In the prelude to my mother's trip he had taken to practising his computer skills with the result that barely a day passed without some random missive landing in my inbox.

Still, there it was: the request for a letter. He was asking not very much and an awful lot all at once.

So long has it been since I set pen to paper that I had neither. I bought both, placed them next to the computer keyboard on my "writing desk" and there they sat like undone homework. On the final night of my mother's stay I thought I'd better use them.

It was after midnight. I sat alone on my balcony. I wrote the date. I wrote "Dear Dad", and my pen hovered over the blank page. Then I started writing. Time folded in on itself. I was back at university, writing essays into the small hours the night before the tutorial, my handwriting more erratic with each page and passing hour, thoughts running on faster than I could set them down.

I remembered how my father wrote to me every week then; how each envelope contained a £10 note. He told me he imagined I opened the envelope, shook out the money and discarded the letters unread. I never did. I kept them all. I still have them.

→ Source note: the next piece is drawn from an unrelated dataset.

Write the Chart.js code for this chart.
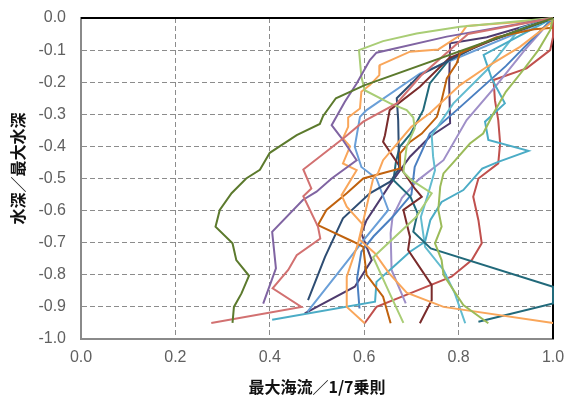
<!DOCTYPE html>
<html>
<head>
<meta charset="utf-8">
<script src="https://cdn.jsdelivr.net/npm/chart.js@4/dist/chart.umd.min.js"></script>
<style>
  html, body { margin: 0; padding: 0; background: #fff; }
  #wrap { width: 564px; height: 397px; }
</style>
</head>
<body>
<div id="wrap"><canvas id="c"></canvas></div>
<script>
// Velocity profiles: [current ratio (max / 1/7 power law), depth ratio (depth / max depth)]
const profile01 = [[1.0,0],[0.60,-0.21],[0.54,-0.25],[0.513,-0.305],[0.506,-0.33],[0.457,-0.365],[0.40,-0.42],[0.379,-0.473],[0.35,-0.50],[0.319,-0.546],[0.294,-0.598],[0.285,-0.65],[0.321,-0.702],[0.329,-0.754],[0.356,-0.803],[0.34,-0.858],[0.324,-0.90],[0.321,-0.95]];
const profile02 = [[1.0,0],[0.82,-0.05],[0.72,-0.18],[0.669,-0.266],[0.598,-0.323],[0.56,-0.37],[0.471,-0.472],[0.488,-0.531],[0.471,-0.555],[0.502,-0.65],[0.507,-0.687],[0.457,-0.739],[0.439,-0.785],[0.406,-0.842],[0.467,-0.90],[0.276,-0.95]];
const profile03 = [[1.0,0],[0.775,-0.058],[0.626,-0.108],[0.612,-0.131],[0.584,-0.204],[0.559,-0.261],[0.531,-0.334],[0.55,-0.37],[0.584,-0.443],[0.531,-0.50],[0.499,-0.541],[0.47,-0.567],[0.405,-0.666],[0.413,-0.78],[0.386,-0.89]];
const profile04 = [[1.0,0],[0.803,-0.027],[0.711,-0.048],[0.64,-0.072],[0.589,-0.10],[0.594,-0.183],[0.601,-0.225],[0.655,-0.266],[0.69,-0.287],[0.704,-0.31],[0.707,-0.344],[0.69,-0.40],[0.683,-0.48],[0.70,-0.505],[0.743,-0.546],[0.71,-0.62],[0.619,-0.745],[0.654,-0.858],[0.683,-0.95]];
const profile05 = [[1.0,0],[0.994,-0.038],[0.969,-0.10],[0.937,-0.162],[0.90,-0.23],[0.874,-0.297],[0.852,-0.36],[0.824,-0.391],[0.789,-0.45],[0.768,-0.484],[0.761,-0.526],[0.757,-0.598],[0.764,-0.65],[0.75,-0.702],[0.764,-0.754],[0.768,-0.80],[0.81,-0.894],[0.863,-0.951]];
const profile06 = [[1.0,-0.005],[0.817,-0.025],[0.803,-0.054],[0.757,-0.098],[0.697,-0.105],[0.633,-0.147],[0.632,-0.178],[0.612,-0.209],[0.594,-0.23],[0.591,-0.282],[0.566,-0.31],[0.566,-0.339],[0.555,-0.375],[0.57,-0.40],[0.555,-0.453],[0.584,-0.474],[0.552,-0.552],[0.563,-0.588],[0.598,-0.645],[0.59,-0.69],[0.622,-0.732],[0.652,-0.794],[0.69,-0.856],[0.768,-0.90],[1.0,-0.95]];
const profile07 = [[1.0,-0.01],[0.93,-0.09],[0.86,-0.152],[0.803,-0.209],[0.739,-0.297],[0.70,-0.339],[0.64,-0.443],[0.629,-0.484],[0.619,-0.50],[0.605,-0.588],[0.587,-0.702],[0.563,-0.806],[0.563,-0.90],[0.601,-0.951]];
const profile08 = [[1.0,-0.03],[0.96,-0.035],[0.88,-0.06],[0.803,-0.11],[0.796,-0.141],[0.775,-0.188],[0.764,-0.256],[0.754,-0.308],[0.722,-0.36],[0.697,-0.386],[0.676,-0.422],[0.676,-0.469],[0.598,-0.50],[0.563,-0.546],[0.52,-0.598],[0.502,-0.645],[0.577,-0.697],[0.598,-0.713],[0.605,-0.80],[0.64,-0.868],[0.656,-0.951]];
const profile09 = [[1.0,0],[0.85,-0.08],[0.718,-0.178],[0.669,-0.25],[0.672,-0.318],[0.674,-0.469],[0.655,-0.51],[0.612,-0.546],[0.555,-0.624],[0.517,-0.744],[0.481,-0.879]];
const profile10 = [[1.0,0],[0.87,-0.07],[0.78,-0.125],[0.718,-0.214],[0.654,-0.287],[0.644,-0.365],[0.64,-0.386],[0.676,-0.464],[0.707,-0.531],[0.722,-0.557],[0.683,-0.598],[0.697,-0.682],[0.693,-0.723],[0.743,-0.832],[0.743,-0.879],[0.718,-0.951]];
const profile11 = [[1.0,0],[0.85,-0.08],[0.78,-0.13],[0.739,-0.204],[0.725,-0.287],[0.698,-0.361],[0.675,-0.402],[0.667,-0.45],[0.662,-0.505],[0.698,-0.557],[0.713,-0.608],[0.704,-0.666],[0.741,-0.718],[1.0,-0.837],[1.0,-0.889],[0.842,-0.946]];
const profile12 = [[1.0,0],[0.853,-0.115],[0.87,-0.188],[0.898,-0.266],[0.856,-0.323],[0.863,-0.38],[0.948,-0.414],[0.884,-0.448],[0.85,-0.469],[0.81,-0.536],[0.764,-0.573],[0.74,-0.63],[0.729,-0.697],[0.697,-0.728],[0.662,-0.775],[0.626,-0.822],[0.623,-0.884],[0.405,-0.94]];
const profile13 = [[1.0,0],[0.93,-0.032],[0.86,-0.162],[0.789,-0.266],[0.743,-0.365],[0.746,-0.432],[0.75,-0.474],[0.735,-0.55],[0.72,-0.62],[0.729,-0.713],[0.768,-0.785],[0.792,-0.858],[0.814,-0.951]];
const profile14 = [[1.0,0],[0.718,-0.173],[0.605,-0.287],[0.591,-0.308],[0.58,-0.401],[0.594,-0.464],[0.626,-0.50],[0.651,-0.598],[0.60,-0.69],[0.566,-0.754],[0.48,-0.915]];
const profile15 = [[1.0,0],[0.90,-0.15],[0.796,-0.287],[0.739,-0.36],[0.707,-0.464],[0.70,-0.55],[0.66,-0.62],[0.62,-0.68],[0.594,-0.728],[0.585,-0.81],[0.59,-0.905]];
const profile16 = [[1.0,0],[0.86,-0.06],[0.782,-0.079],[0.78,-0.20],[0.782,-0.328],[0.739,-0.37],[0.697,-0.432],[0.654,-0.52],[0.605,-0.63],[0.594,-0.671],[0.616,-0.754],[0.58,-0.837],[0.474,-0.92]];
const profile17 = [[1.0,0],[0.94,-0.10],[0.88,-0.21],[0.817,-0.318],[0.768,-0.443],[0.714,-0.505],[0.68,-0.56],[0.66,-0.62],[0.656,-0.671],[0.658,-0.785],[0.688,-0.889]];
const profile18 = [[1.0,0],[1.0,-0.06],[0.994,-0.10],[0.944,-0.157],[0.874,-0.193],[0.877,-0.256],[0.884,-0.318],[0.888,-0.39],[0.884,-0.453],[0.842,-0.50],[0.831,-0.557],[0.842,-0.63],[0.849,-0.702],[0.828,-0.754],[0.785,-0.806],[0.697,-0.858],[0.626,-0.90],[0.601,-0.951]];

const profiles = [profile01, profile02, profile03, profile04, profile05, profile06, profile07, profile08, profile09,
                  profile10, profile11, profile12, profile13, profile14, profile15, profile16, profile17, profile18];

const lineColors = ['#5c7a2d', '#d27171', '#8064a2', '#a9cd75', '#9bbb59', '#f9a65a', '#f9a65a', '#c0620e', '#2e4d73',
                    '#7a2b2b', '#21697a', '#4bacc6', '#62bcd0', '#6a9fd8', '#4a7fc1', '#4e3b6e', '#9f8fc8', '#c0504d'];

const xTitle = '最大海流／1/7乗則';
const yTitle = '水深／最大水深';

const titleFont = { family: '"Noto Sans CJK JP", sans-serif', size: 16, weight: 'bold' };
const tickFont = { family: '"Liberation Sans", Arial, sans-serif', size: 16 };

// Black frame on the top and right edges of the plot area
const frameEdges = {
  id: 'frameEdges',
  beforeDatasetsDraw(chart) {
    const { ctx, chartArea: a } = chart;
    ctx.save();
    ctx.lineWidth = 2;
    ctx.strokeStyle = '#000';
    ctx.beginPath();
    ctx.moveTo(a.left, a.top);
    ctx.lineTo(a.right, a.top);
    ctx.lineTo(a.right, a.bottom);
    ctx.stroke();
    ctx.restore();
  }
};

// Vertical axis title, placed a little above the middle of the plot
const depthTitle = {
  id: 'depthTitle',
  afterDraw(chart) {
    const { ctx, chartArea: a } = chart;
    ctx.save();
    ctx.translate(a.left - 63, (a.top + a.bottom) / 2 - 10);
    ctx.rotate(-Math.PI / 2);
    ctx.font = `${titleFont.weight} ${titleFont.size}px ${titleFont.family}`;
    ctx.fillStyle = '#111';
    ctx.textAlign = 'center';
    ctx.textBaseline = 'middle';
    ctx.fillText(yTitle, 0, 0);
    ctx.restore();
  }
};

const fmt = v => (Math.round(v * 10) / 10).toFixed(1);

new Chart(document.getElementById('c'), {
  type: 'scatter',
  data: {
    datasets: profiles.map((p, i) => ({
      label: 'profile' + (i + 1),
      data: p.map(([x, y]) => ({ x, y })),
      showLine: true,
      borderColor: lineColors[i],
      backgroundColor: lineColors[i],
      borderWidth: 2,
      pointRadius: 0,
      pointHoverRadius: 0,
      tension: 0,
      fill: false,
      clip: 3
    }))
  },
  options: {
    responsive: true,
    maintainAspectRatio: false,
    animation: false,
    devicePixelRatio: 1,
    layout: { padding: { top: 18, right: 11, left: 0, bottom: 0 } },
    plugins: { legend: { display: false }, tooltip: { enabled: false } },
    scales: {
      x: {
        type: 'linear', min: 0, max: 1,
        afterFit: s => { s.height = 58; s.paddingLeft = 0; s.paddingRight = 0; },
        ticks: { stepSize: 0.2, color: '#606060', font: tickFont, padding: 9, callback: fmt, maxRotation: 0 },
        grid: { color: '#8c8c8c', lineWidth: 1, drawTicks: false },
        border: { display: true, color: '#8a8a8a', width: 2, dash: [5, 3] },
        title: { display: true, text: xTitle, color: '#111', font: titleFont, padding: { top: 0, bottom: 0 } }
      },
      y: {
        type: 'linear', min: -1, max: 0,
        afterFit: s => { s.width = 81; s.paddingTop = 0; s.paddingBottom = 0; },
        ticks: { stepSize: 0.1, color: '#606060', font: tickFont, padding: 15, callback: fmt },
        grid: { color: '#8c8c8c', lineWidth: 1, drawTicks: false },
        border: { display: true, color: '#8a8a8a', width: 2, dash: [5, 3] },
        title: { display: false }
      }
    }
  },
  plugins: [frameEdges, depthTitle]
});
</script>
</body>
</html>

As the night slipped by I asked him questions, emboldened by this one-sided conversation. I was more honest with him, more thoughtful, than I would be via any other form of communication. I wrote myself into every page and when I was done, I sealed it up, put it in my mother's bag and hoped it was good enough.

I have thought of this over the past few days as, under different circumstances, I have been asked to set things down on paper. My London flat is being sold and forms must be filled out and signed.

I completed the last document a couple of days ago, writing my signature alongside that of the man with whom I shared that flat and my life. There have been so many emails and conversations that have led to this point and yet seeing his name, in his hand, alongside my own I felt the ground give way a little beneath me, knowing that it might be the last time it appears that way.

And I understood exactly why my father had asked for a letter. Because seeing somebody's handwriting is catching a glimpse of them. Trace the outline and there they are. It's a powerful thing: heartwarming, heartbreaking.

Oh, and my letter to my father was good enough. An age after he received it he emailed me to that effect. He would have told me earlier, he apologised, had he not - after painstakingly crafting his reply - hit what he thought was "send" and promptly deleted the lot.